Le Secrétaire général de la présidence française de la République pour la communauté et pour les Affaires africaines et malgaches, Jacques Foccart (à gauche), accueillant le 3 mars 1971, dans la cour de l’Élysée à Paris, François Tombalbaye avant sa rencontre avec le président français Georges Pompidou. Les relations de Tombalbaye et de l’Élysée ont été en dents de scie tout au long des années de règne du premier président tchadien, entre soutien militaire de Paris et dénonciation par le pouvoir de Fort-Lamy, puis Ndjamena, du rôle de Jacques Foccart dans les affaires tchadiennes. AFP
Faut-il voir dans cette impasse judiciaire la main du pouvoir politique français ? Le dossier a-t-il été étouffé par la raison d’État ? Selon l’historien Damien Mireval, « la réponse au mystère s’appelle peut-être Camille Gourvennec. Il est à ce titre édifiant de constater qu’il gardait d’étroites relations avec Paris : Jacques Foccart l’a reçu à sa table l’année du meurtre de Bono. Gourvennec était un maillon essentiel du dispositif franco-tchadien de Foccart. Il est très probable que ce soit lui qui ait téléguidé Bocquel. L’Élysée s’en doutait, mais n’avait aucune envie d’étaler ses secrets de famille au cours d’un procès » [10]

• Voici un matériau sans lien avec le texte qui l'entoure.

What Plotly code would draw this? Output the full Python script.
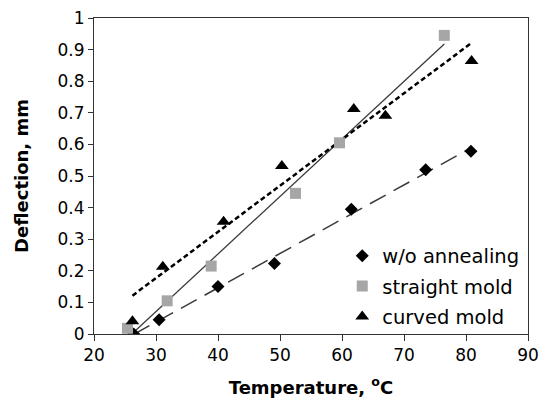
import numpy as np
import plotly.graph_objects as go

# Data
wo_x = [26.4, 30.5, 40.0, 49.1, 61.5, 73.5, 80.8]
wo_y = [0.0, 0.045, 0.15, 0.223, 0.395, 0.52, 0.578]

straight_x = [25.4, 31.8, 38.9, 52.5, 59.6, 76.5]
straight_y = [0.018, 0.105, 0.215, 0.445, 0.605, 0.945]

curved_x = [26.2, 31.1, 40.9, 50.3, 61.9, 67.0, 80.9]
curved_y = [0.04, 0.213, 0.355, 0.532, 0.712, 0.691, 0.864]

x_ticks = [20, 30, 40, 50, 60, 70, 80, 90]
y_ticks = [0, 0.1, 0.2, 0.3, 0.4, 0.5, 0.6, 0.7, 0.8, 0.9, 1]
y_ticktext = ["0", "0.1", "0.2", "0.3", "0.4", "0.5", "0.6", "0.7", "0.8", "0.9", "1"]

FONT = "DejaVu Sans"


def trend(xs, ys):
    a, b = np.polyfit(xs, ys, 1)
    x0, x1 = min(xs), max(xs)
    return [x0, x1], [a * x0 + b, a * x1 + b]


fig = go.Figure()

# Trend lines
tx, ty = trend(wo_x, wo_y)
fig.add_trace(go.Scatter(x=tx, y=ty, mode="lines", showlegend=False,
                         line=dict(color="#3a3a3a", width=1.5, dash="18px,9px")))
tx, ty = trend(straight_x, straight_y)
fig.add_trace(go.Scatter(x=tx, y=ty, mode="lines", showlegend=False,
                         line=dict(color="#3a3a3a", width=1.3)))
tx, ty = trend(curved_x, curved_y)
fig.add_trace(go.Scatter(x=tx, y=ty, mode="lines", showlegend=False,
                         line=dict(color="#000000", width=2.5, dash="5px,3px")))

# Markers
fig.add_trace(go.Scatter(x=wo_x, y=wo_y, mode="markers", name="w/o annealing",
                         legendgroup="a",
                         marker=dict(symbol="diamond", size=10, color="#000000")))
fig.add_trace(go.Scatter(x=straight_x, y=straight_y, mode="markers", name="straight mold",
                         legendgroup="b",
                         marker=dict(symbol="square", size=11, color="#a6a6a6")))
fig.add_trace(go.Scatter(x=curved_x, y=curved_y, mode="markers", name="curved mold",
                         legendgroup="c",
                         marker=dict(symbol="triangle-up", size=12, color="#000000")))

fig.update_layout(
    width=541, height=404,
    margin=dict(l=94, r=13, t=18, b=70),
    paper_bgcolor="white", plot_bgcolor="white",
    font=dict(family=FONT, size=17, color="#000000"),
    showlegend=True,
    legend=dict(x=0.572, y=-0.008, xanchor="left", yanchor="bottom",
                bgcolor="rgba(0,0,0,0)", borderwidth=0,
                font=dict(family=FONT, size=19.5, color="#000000"),
                tracegroupgap=2, itemwidth=30),
)

fig.update_xaxes(
    range=[20, 90], tickvals=x_ticks, showgrid=False, zeroline=False,
    ticks="outside", ticklen=6, tickcolor="#333333",
    showline=True, linecolor="#333333", linewidth=1, mirror=True,
    tickfont=dict(family=FONT, size=17), automargin=False,
    title=dict(text="<b>Temperature, <sup>o</sup>C</b>", font=dict(family=FONT, size=18),
               standoff=16),
)
fig.update_yaxes(
    range=[0, 1], tickvals=y_ticks, ticktext=y_ticktext, showgrid=False, zeroline=False,
    ticks="outside", ticklen=5, tickcolor="#333333",
    showline=True, linecolor="#333333", linewidth=1, mirror=True,
    tickfont=dict(family=FONT, size=17), automargin=False,
    title=dict(text="<b>Deflection, mm</b>", font=dict(family=FONT, size=18), standoff=24),
)

fig.write_html(
    "out.html",
    config={"displayModeBar": False},
    post_script="document.body.style.margin='0';document.body.style.padding='0';"
                "document.documentElement.style.margin='0';",
)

Au chapitre des pièces manquantes de ce puzzle politico-judiciaire, le rôle de Henri Bayonne, un mystérieux « ami » de la famille Bono. Un homme omniprésent dans l’entourage de l’opposant. Saleh Kebzabo, l’actuel Premier ministre tchadien, était à l’époque compagnon politique d’Outel Bono. Il s’interroge aujourd’hui encore sur ce que Bayonne faisait si près du leader politique et soupçonne des connections avec les services français : « Un crime crapuleux comme celui-là ne peut pas se faire sans que les services spéciaux n’y aient mis la main », déclare-t-il cinquante ans plus tard. « Le colonel Bayonne, comme on l’appelait, était avec nous tout le temps. Il avait acquis la confiance absolue d’Outel. Il participait même aux réunions avec nous, ce que je n’approuvais pas beaucoup ». Après l’assassinat d’Outel Bono, Saleh Kebzabo note une étrange évolution dans le comportement des époux Bayonne : « Le soir même j’ai appelé chez lui, puisque j’ai son numéro. » Comme à l’habitude, c’est Mme Bayonne qui décroche. Elle a souvent eu Kebzabo au téléphone, elle le connaît bien. Il se présente et demande à parler à son mari. Accueil glacial : « Mais je ne vous connais pas, Monsieur. » Impossible également, les jours suivants, d’accéder à Henri Bayonne. « Ça, explique Saleh Kebzabo, ça a renforcé ma conviction que ce Monsieur devait y être pour quelque chose ».
[1] Sur les circonstances de cette exécution, cf l’entretien biographique accordé par Goukouni Weddeye à Radio France Internationale « Témoignage pour l’histoire du Tchad ».